I have had to deal with engineers who actually raised the following objections to proposed designs or changes to their beautiful cathedrals of structured code:

  • "That would break my parser"
  • "That would require a goto"
  • "That would importing a large, messy library"
  • "My structure can't do that"
The subtext is always the same: "I want reality to be changed to suit my model." This often expressed as "the user can do {long complex sequence of instructions} to get the same result. There is no need to change my code."

To me, this is the tail wagging the dog: software should do what it needs to do, first and foremost. It is the job of the engineer to make that happen. It is not the job of the engineer to change the scope of the task to make the software simpler, unless the scope is beyond the ability of the implementor. In that case, the implementation folks should say that and try to work with the users to find a compromise. Decreeing that some functions are a bad idea is not what I mean by "compromise."

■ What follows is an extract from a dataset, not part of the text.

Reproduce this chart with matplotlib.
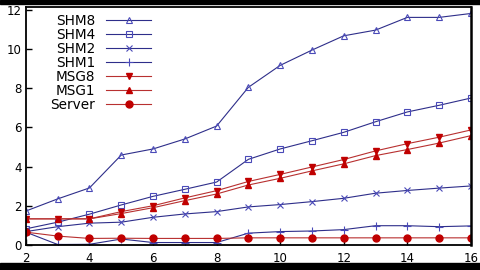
import matplotlib
matplotlib.use("Agg")
import matplotlib.pyplot as plt
from matplotlib.patches import Rectangle

x = list(range(2, 17))

shm8 = [1.73, 2.35, 2.91, 4.59, 4.9, 5.41, 6.07, 8.05, 9.17, 9.95, 10.68, 10.97, 11.62, 11.62, 11.82]
shm4 = [0.82, 1.16, 1.57, 2.04, 2.48, 2.84, 3.21, 4.37, 4.9, 5.32, 5.75, 6.29, 6.79, 7.13, 7.5]
shm2 = [0.68, 0.93, 1.11, 1.16, 1.41, 1.58, 1.7, 1.94, 2.06, 2.21, 2.38, 2.64, 2.78, 2.9, 3.01]
shm1 = [0.65, 0.02, 0.03, 0.3, 0.12, 0.12, 0.12, 0.6, 0.68, 0.71, 0.78, 0.98, 0.98, 0.93, 0.97]
msg8 = [1.33, 1.33, 1.33, 1.7, 2.0, 2.4, 2.77, 3.24, 3.6, 3.98, 4.36, 4.8, 5.17, 5.5, 5.87]
msg1 = [1.33, 1.33, 1.33, 1.6, 1.9, 2.26, 2.6, 3.06, 3.4, 3.78, 4.14, 4.56, 4.87, 5.2, 5.58]
server = [0.65, 0.45, 0.33, 0.34, 0.33, 0.33, 0.33, 0.36, 0.36, 0.36, 0.36, 0.36, 0.36, 0.36, 0.36]

xticks = [2, 4, 6, 8, 10, 12, 14, 16]
yticks = [0, 2, 4, 6, 8, 10, 12]

blue_line = "#2e2e8a"
blue_mark = "#4a4ab8"
red_line = "#b83030"
red_mark = "#c00000"

fig = plt.figure(figsize=(4.8, 2.7), dpi=100)
ax = fig.add_axes([0.054, 0.093, 0.927, 0.881])

ax.plot(x, shm8, color=blue_line, lw=0.8, marker="^", ms=5, mfc="none",
        mec=blue_mark, mew=0.8, label="SHM8")
ax.plot(x, shm4, color=blue_line, lw=0.8, marker="s", ms=5, mfc="none",
        mec=blue_mark, mew=0.8, label="SHM4")
ax.plot(x, shm2, color=blue_line, lw=0.8, marker="x", ms=5,
        mec=blue_mark, mew=0.8, label="SHM2")
ax.plot(x, shm1, color=blue_line, lw=0.8, marker="+", ms=6,
        mec=blue_mark, mew=0.8, label="SHM1")
ax.plot(x, msg8, color=red_line, lw=0.8, marker="v", ms=4.5, mfc=red_mark,
        mec=red_mark, label="MSG8")
ax.plot(x, msg1, color=red_line, lw=0.8, marker="^", ms=4.5, mfc=red_mark,
        mec=red_mark, label="MSG1")
ax.plot(x, server, color=red_line, lw=0.8, marker="o", ms=5, mfc=red_mark,
        mec=red_mark, label="Server")

ax.set_xlim(2, 16)
ax.set_ylim(0, 12.15)
ax.set_xticks(xticks)
ax.set_yticks(yticks)
ax.tick_params(direction="in", length=4, width=1, labelsize=8.5, pad=3)
ax.tick_params(axis="x", pad=5)
for s in ax.spines.values():
    s.set_linewidth(1.3)
ax.spines["right"].set_linewidth(1.8)

ax.legend(loc="upper left", bbox_to_anchor=(0.04, 1.0), frameon=False,
          markerfirst=False, fontsize=9.8, labelspacing=0.0,
          handlelength=3.3, handletextpad=0.8, borderpad=0.3,
          borderaxespad=0.2)

# black bars from the screenshot
fig.patches.append(Rectangle((0, 0), 1, 0.026, transform=fig.transFigure,
                             color="black", zorder=10))
fig.patches.append(Rectangle((0, 0.985), 1, 0.015, transform=fig.transFigure,
                             color="black", zorder=10))

fig.savefig("out.png", dpi=100)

This belief that if your implementation cannot support it, then the request is bad and the implementation is good is related to the "great code is not great software" idea I touched on before, here.


A colleague drew my attention to this great article:

This article is a study in how classical MBA management has hurt Sony. The article describes a situation that I find increasing common not just in consumer electronics, but also in IT. (I have ranted about other manifestations of this, notable here.)

This article describes the typical MBA focus on operating efficiency, a la Demming. This focus is great, short-term: assuming that what you are doing today is what you need to be doing tomorrow, then finding better ways to do that is a great idea.

But in technology, figuring out what you should be doing tomorrow is often very important. Operating efficiencies gained with obsolete technology are often smaller than operating efficiencies to be gained by using current or even leading-edge technology.

Taking chances and taking risks as you figure out what it all means to you pays real rewards.

But classical MBA management teaches managers to be wary of the new and to concentrate on the current. In an industry where 18 months is a typical development cycle, a three year plan to increase efficiency will be two cycles out of date by the time it is finished.

I understand that operating efficiency makes sense. I realize that most organizations cannot handle constant flux. I appreciate the need to plan and to budget. But I am horrified at the ever-increasing tendency of the managers we meet to assume that all technology is pretty much the same and that three-to-five year roll-out plans make sense for software, with "freezes" while the implementation is done and evaluated. No wonder so many companies are out of date and out of touch with IT.